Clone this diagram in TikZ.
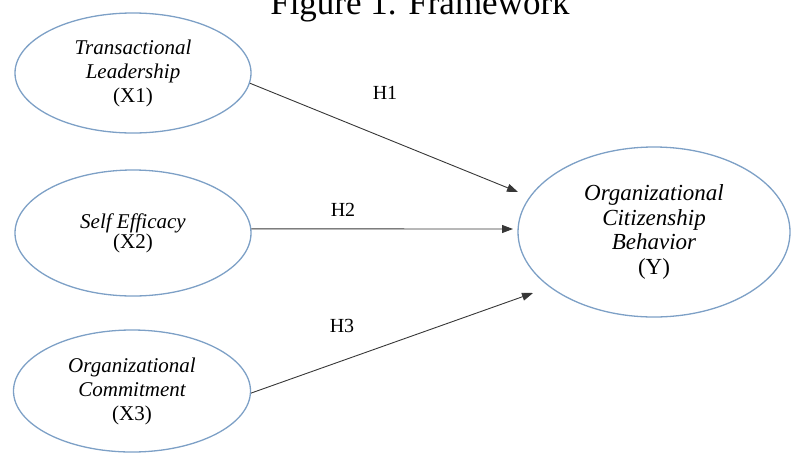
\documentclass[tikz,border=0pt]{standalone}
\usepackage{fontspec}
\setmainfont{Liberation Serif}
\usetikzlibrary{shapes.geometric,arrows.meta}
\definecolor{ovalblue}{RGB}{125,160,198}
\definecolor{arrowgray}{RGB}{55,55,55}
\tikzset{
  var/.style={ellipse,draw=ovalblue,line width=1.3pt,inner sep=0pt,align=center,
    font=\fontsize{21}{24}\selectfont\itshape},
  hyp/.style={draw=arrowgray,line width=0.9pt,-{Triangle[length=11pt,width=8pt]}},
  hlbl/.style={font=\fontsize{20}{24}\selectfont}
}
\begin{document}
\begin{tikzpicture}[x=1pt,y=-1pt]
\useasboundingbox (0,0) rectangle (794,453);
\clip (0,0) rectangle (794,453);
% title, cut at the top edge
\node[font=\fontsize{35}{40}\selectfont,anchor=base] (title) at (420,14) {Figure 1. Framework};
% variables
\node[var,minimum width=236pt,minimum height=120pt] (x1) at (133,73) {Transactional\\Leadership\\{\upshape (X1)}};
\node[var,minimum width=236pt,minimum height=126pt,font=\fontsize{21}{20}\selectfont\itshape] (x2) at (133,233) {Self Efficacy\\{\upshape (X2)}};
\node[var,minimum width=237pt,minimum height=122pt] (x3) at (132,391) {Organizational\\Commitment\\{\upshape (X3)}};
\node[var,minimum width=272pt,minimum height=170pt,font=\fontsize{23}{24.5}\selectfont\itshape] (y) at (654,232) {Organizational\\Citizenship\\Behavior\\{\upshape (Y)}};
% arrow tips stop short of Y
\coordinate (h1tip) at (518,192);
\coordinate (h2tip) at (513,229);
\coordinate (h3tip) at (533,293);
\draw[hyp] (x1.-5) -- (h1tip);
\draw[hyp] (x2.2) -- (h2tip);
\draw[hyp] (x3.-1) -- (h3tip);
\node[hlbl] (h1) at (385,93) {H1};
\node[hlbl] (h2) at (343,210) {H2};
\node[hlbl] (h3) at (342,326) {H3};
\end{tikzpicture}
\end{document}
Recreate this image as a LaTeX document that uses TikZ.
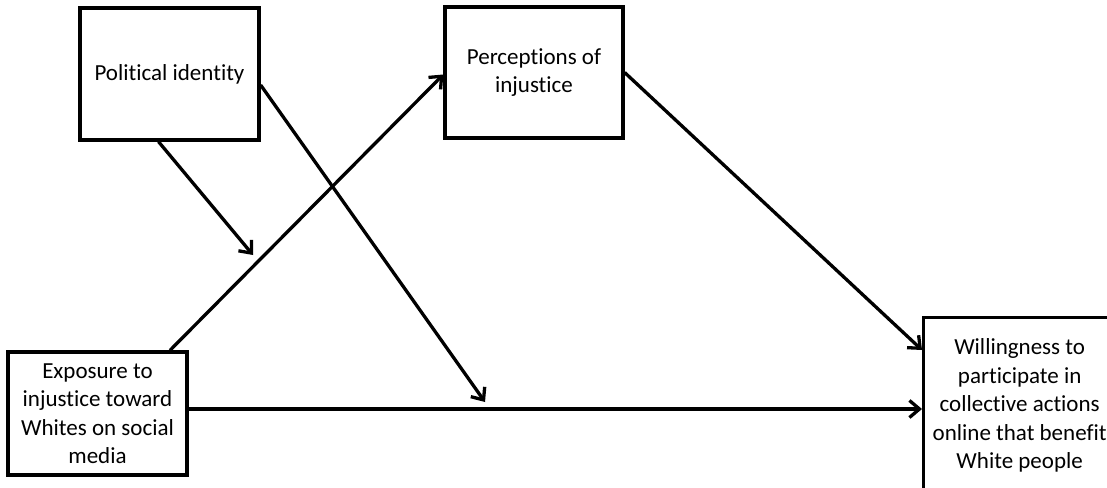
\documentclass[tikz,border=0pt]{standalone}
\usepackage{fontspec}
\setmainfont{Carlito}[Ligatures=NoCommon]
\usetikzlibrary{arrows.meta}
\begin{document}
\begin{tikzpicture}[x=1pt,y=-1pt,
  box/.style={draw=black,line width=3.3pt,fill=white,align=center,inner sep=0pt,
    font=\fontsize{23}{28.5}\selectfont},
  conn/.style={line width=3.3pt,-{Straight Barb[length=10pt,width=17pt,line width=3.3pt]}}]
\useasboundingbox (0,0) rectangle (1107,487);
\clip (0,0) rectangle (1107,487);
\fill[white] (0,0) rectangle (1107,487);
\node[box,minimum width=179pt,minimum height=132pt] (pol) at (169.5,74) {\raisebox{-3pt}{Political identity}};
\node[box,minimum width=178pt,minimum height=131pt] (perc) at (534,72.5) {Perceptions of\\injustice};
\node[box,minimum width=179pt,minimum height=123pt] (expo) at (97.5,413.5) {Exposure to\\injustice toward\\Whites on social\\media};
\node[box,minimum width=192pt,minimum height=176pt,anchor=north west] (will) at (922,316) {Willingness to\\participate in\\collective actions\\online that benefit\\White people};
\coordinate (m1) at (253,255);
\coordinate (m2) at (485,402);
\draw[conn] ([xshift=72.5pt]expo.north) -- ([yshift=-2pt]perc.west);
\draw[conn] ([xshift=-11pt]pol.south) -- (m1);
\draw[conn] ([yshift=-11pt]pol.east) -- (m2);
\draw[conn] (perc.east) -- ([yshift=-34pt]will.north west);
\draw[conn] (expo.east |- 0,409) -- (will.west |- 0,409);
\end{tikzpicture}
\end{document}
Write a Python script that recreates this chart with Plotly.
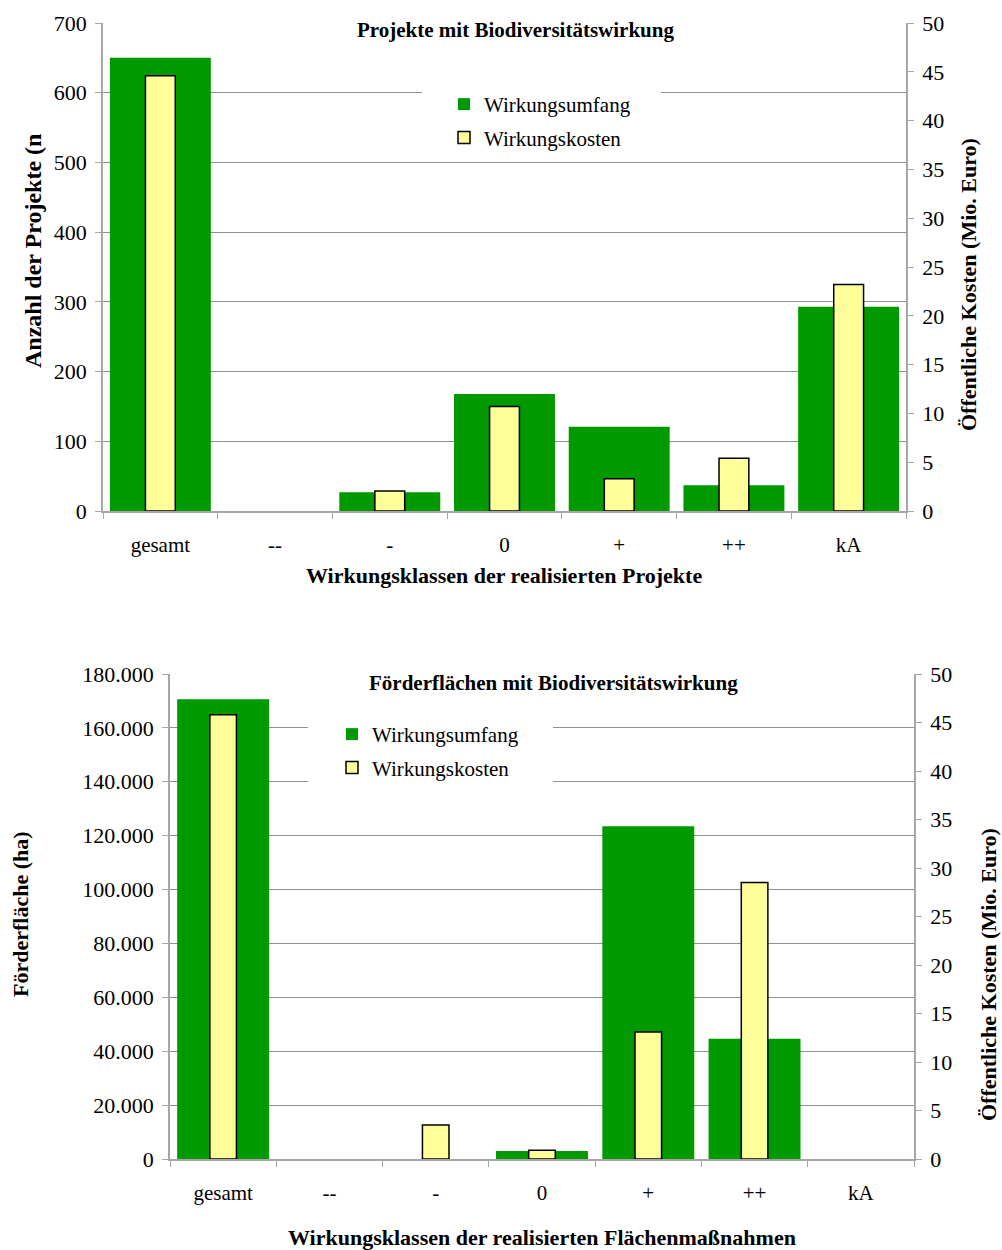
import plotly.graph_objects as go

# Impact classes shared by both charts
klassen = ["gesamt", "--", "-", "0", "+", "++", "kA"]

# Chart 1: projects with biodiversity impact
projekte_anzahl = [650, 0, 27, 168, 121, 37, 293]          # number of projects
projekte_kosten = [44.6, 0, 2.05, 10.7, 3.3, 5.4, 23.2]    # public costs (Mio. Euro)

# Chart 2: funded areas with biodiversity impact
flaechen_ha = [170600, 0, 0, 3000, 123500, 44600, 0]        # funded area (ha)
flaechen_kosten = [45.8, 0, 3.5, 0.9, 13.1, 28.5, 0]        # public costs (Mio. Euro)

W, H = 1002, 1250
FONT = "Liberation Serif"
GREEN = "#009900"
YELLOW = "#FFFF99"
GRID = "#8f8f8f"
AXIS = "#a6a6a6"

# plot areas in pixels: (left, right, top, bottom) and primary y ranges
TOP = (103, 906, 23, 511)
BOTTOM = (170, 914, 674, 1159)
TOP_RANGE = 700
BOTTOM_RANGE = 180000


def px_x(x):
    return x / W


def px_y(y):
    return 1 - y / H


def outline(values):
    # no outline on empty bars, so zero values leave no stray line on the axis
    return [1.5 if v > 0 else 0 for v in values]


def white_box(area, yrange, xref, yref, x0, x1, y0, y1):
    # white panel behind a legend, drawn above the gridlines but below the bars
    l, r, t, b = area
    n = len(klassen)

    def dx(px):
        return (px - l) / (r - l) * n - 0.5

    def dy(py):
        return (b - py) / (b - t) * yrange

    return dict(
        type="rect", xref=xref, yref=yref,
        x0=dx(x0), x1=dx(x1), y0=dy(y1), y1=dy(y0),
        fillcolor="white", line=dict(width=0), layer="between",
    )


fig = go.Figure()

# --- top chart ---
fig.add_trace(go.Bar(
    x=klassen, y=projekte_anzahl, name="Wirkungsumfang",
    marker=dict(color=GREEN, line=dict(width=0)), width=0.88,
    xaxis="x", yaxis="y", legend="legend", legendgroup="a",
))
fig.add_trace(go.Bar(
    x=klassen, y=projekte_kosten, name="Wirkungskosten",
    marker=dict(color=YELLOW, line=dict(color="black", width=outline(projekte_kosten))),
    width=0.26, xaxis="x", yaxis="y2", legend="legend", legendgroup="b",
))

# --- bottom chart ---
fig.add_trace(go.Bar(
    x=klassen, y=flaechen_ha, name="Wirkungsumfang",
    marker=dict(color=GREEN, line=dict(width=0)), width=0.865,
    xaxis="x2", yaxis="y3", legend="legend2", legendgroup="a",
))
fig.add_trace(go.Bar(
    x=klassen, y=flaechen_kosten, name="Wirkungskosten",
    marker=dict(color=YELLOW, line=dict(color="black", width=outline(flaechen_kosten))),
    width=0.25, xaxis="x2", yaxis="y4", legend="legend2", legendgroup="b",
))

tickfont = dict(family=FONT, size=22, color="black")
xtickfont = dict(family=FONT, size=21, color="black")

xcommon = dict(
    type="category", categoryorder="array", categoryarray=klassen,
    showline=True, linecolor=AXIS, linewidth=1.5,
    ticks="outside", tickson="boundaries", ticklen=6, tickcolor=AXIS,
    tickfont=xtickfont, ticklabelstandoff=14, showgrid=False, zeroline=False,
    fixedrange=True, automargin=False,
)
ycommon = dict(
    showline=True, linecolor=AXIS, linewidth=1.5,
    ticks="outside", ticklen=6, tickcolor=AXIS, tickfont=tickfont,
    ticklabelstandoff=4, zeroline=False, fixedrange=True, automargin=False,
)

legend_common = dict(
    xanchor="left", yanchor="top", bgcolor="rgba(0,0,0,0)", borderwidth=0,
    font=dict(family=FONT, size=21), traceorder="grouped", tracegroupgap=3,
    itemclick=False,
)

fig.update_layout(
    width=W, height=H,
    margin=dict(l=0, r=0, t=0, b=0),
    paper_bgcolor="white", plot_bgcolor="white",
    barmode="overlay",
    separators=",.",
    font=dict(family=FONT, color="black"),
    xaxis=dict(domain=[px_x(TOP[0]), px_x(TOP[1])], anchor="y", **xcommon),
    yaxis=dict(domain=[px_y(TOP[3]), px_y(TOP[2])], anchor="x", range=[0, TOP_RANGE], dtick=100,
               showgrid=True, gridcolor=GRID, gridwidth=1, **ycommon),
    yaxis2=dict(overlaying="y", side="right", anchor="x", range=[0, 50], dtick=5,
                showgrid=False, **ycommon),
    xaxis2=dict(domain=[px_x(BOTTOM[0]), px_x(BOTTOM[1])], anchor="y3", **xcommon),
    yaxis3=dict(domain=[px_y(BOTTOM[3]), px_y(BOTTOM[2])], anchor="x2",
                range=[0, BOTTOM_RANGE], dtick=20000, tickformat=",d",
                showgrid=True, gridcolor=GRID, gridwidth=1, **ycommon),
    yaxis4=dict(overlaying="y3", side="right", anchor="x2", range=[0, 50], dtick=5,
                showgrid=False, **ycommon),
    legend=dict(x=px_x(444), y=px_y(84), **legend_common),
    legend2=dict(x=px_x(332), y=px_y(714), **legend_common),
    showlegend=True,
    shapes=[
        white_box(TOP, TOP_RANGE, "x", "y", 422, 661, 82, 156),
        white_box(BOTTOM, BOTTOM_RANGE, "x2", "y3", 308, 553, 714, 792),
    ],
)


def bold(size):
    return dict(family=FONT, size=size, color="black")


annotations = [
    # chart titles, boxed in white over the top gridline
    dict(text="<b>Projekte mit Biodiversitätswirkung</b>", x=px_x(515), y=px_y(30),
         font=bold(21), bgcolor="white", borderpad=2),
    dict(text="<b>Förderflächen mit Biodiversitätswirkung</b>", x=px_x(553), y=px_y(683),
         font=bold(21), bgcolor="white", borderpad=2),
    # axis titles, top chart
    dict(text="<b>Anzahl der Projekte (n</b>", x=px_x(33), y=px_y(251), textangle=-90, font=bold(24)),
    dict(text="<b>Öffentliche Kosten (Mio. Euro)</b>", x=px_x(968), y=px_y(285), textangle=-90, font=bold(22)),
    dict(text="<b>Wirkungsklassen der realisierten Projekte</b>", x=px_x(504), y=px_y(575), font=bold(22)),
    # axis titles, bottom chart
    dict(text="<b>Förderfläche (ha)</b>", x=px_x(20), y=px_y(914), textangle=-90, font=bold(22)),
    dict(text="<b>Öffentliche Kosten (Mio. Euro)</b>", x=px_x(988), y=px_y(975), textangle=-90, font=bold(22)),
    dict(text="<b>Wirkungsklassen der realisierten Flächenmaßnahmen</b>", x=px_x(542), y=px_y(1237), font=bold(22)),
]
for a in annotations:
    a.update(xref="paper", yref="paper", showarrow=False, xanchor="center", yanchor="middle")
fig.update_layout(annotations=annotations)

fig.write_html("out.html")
========================================================================
▶ [EXERCISE GOAL] Retype the lines above exactly as they appear, from the line containing "Write a Python" through the line containing "return 1 - y / H", and leave out any pictures.

▶ [EXERCISE ANSWER]
Write a Python script that recreates this chart with Plotly.
import plotly.graph_objects as go

# Impact classes shared by both charts
klassen = ["gesamt", "--", "-", "0", "+", "++", "kA"]

# Chart 1: projects with biodiversity impact
projekte_anzahl = [650, 0, 27, 168, 121, 37, 293]          # number of projects
projekte_kosten = [44.6, 0, 2.05, 10.7, 3.3, 5.4, 23.2]    # public costs (Mio. Euro)

# Chart 2: funded areas with biodiversity impact
flaechen_ha = [170600, 0, 0, 3000, 123500, 44600, 0]        # funded area (ha)
flaechen_kosten = [45.8, 0, 3.5, 0.9, 13.1, 28.5, 0]        # public costs (Mio. Euro)

W, H = 1002, 1250
FONT = "Liberation Serif"
GREEN = "#009900"
YELLOW = "#FFFF99"
GRID = "#8f8f8f"
AXIS = "#a6a6a6"

# plot areas in pixels: (left, right, top, bottom) and primary y ranges
TOP = (103, 906, 23, 511)
BOTTOM = (170, 914, 674, 1159)
TOP_RANGE = 700
BOTTOM_RANGE = 180000


def px_x(x):
    return x / W


def px_y(y):
    return 1 - y / H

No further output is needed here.